===== Collected data

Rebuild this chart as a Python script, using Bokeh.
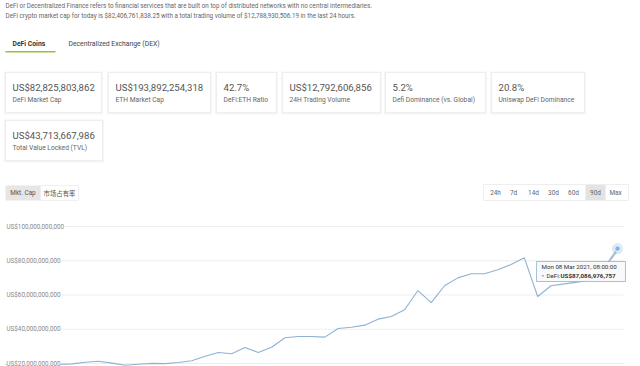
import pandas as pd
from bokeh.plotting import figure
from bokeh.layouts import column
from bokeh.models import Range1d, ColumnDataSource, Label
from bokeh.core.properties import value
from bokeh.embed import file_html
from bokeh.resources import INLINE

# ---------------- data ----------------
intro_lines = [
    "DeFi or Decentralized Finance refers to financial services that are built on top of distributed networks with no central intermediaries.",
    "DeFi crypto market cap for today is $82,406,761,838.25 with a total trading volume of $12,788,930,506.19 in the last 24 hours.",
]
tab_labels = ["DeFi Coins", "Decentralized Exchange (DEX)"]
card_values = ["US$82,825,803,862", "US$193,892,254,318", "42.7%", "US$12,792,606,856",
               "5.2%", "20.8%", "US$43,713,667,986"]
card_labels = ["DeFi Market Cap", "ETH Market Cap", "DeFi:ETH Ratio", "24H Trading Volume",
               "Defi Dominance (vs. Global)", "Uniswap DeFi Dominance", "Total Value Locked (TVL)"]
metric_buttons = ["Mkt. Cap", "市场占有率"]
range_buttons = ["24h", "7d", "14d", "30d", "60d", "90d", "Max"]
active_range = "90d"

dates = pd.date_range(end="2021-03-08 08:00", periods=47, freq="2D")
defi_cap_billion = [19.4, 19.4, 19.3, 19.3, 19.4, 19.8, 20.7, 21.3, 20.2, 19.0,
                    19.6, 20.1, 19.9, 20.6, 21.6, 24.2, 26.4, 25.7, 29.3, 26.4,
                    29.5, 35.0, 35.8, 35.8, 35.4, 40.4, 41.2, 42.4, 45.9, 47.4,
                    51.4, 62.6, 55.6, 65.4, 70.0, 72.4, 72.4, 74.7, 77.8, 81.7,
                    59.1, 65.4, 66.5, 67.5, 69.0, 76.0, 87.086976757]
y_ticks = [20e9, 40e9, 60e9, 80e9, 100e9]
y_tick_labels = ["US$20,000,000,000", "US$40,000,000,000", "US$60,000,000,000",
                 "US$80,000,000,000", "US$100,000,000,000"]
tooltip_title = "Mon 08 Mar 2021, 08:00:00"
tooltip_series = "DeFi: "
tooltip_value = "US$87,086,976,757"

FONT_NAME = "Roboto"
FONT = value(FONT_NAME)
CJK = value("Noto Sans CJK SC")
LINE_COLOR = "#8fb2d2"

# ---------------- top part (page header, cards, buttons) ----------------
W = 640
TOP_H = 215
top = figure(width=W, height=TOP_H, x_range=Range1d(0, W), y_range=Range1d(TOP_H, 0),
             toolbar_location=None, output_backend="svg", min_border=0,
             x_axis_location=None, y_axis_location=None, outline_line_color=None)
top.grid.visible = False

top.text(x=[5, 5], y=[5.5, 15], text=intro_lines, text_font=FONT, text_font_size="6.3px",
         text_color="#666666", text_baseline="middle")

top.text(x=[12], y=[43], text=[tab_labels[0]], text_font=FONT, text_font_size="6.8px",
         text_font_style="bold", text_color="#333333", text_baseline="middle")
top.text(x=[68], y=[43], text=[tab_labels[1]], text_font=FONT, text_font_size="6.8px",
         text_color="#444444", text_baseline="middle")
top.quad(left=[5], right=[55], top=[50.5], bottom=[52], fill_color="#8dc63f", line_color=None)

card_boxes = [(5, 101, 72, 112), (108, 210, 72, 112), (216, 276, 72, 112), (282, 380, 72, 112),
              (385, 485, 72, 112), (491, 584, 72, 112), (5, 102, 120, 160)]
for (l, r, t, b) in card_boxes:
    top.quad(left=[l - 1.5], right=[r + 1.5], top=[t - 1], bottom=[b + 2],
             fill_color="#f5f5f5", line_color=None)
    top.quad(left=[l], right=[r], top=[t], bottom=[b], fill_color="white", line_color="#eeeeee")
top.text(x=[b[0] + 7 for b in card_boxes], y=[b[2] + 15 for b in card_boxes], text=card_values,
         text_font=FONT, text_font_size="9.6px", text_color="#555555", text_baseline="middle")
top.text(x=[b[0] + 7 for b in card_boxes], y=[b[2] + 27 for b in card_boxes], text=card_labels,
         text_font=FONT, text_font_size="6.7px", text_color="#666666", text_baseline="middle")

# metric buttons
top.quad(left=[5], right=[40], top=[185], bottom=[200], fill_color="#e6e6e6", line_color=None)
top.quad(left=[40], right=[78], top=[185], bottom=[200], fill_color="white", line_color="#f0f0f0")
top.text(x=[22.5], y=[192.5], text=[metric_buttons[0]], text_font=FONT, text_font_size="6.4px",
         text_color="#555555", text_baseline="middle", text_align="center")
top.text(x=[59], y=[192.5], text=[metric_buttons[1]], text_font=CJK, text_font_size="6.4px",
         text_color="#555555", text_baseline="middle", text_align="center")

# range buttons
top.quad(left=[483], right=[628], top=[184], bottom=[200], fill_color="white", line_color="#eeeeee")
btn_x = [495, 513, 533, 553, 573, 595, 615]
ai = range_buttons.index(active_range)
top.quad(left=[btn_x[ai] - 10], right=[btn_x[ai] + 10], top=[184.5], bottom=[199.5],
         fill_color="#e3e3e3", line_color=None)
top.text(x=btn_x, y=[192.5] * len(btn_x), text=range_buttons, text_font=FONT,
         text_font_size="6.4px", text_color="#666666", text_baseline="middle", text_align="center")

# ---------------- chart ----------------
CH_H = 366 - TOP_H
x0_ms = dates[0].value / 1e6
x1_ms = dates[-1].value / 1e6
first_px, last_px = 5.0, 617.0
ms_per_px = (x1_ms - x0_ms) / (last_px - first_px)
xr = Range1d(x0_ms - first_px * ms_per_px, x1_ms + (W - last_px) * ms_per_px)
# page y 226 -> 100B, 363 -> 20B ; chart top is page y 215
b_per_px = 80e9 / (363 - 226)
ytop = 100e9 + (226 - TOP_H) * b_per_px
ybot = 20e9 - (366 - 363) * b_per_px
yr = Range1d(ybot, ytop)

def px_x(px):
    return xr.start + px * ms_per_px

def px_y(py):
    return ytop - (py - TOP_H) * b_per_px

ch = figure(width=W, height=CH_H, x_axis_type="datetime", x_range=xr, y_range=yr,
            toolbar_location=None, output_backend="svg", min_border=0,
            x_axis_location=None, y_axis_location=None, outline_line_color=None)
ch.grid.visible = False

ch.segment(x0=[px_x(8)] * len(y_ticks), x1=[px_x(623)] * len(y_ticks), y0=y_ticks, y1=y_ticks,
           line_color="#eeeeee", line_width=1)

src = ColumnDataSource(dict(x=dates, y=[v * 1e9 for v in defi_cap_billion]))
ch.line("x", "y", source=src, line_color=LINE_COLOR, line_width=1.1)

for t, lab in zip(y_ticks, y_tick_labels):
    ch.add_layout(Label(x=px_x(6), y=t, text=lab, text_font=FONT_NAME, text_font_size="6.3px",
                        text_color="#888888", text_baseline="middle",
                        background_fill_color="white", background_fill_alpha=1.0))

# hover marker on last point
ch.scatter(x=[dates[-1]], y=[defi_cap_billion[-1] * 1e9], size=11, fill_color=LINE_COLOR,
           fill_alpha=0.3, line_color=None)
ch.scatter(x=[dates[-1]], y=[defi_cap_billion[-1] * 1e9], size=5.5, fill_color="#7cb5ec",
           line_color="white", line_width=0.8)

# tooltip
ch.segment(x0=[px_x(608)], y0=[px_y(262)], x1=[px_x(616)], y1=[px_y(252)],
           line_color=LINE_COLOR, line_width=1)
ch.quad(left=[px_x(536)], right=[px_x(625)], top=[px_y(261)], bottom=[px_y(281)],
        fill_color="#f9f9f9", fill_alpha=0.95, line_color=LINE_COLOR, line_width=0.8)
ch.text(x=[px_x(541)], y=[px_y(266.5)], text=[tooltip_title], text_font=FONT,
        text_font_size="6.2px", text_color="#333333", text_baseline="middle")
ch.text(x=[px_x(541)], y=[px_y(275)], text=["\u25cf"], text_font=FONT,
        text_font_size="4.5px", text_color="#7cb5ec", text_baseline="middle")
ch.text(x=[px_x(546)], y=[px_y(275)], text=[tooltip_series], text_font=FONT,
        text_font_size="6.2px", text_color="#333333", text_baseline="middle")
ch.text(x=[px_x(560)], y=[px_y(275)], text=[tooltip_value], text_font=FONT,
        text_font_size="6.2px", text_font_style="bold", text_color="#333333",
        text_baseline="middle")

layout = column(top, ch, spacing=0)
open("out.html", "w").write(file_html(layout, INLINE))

==========

### Directions
Restate each line from the start of the listing through the line bearing "from bokeh.resources import INLINE" word for word. Drop the pictures.

### Response
Rebuild this chart as a Python script, using Bokeh.
import pandas as pd
from bokeh.plotting import figure
from bokeh.layouts import column
from bokeh.models import Range1d, ColumnDataSource, Label
from bokeh.core.properties import value
from bokeh.embed import file_html
from bokeh.resources import INLINE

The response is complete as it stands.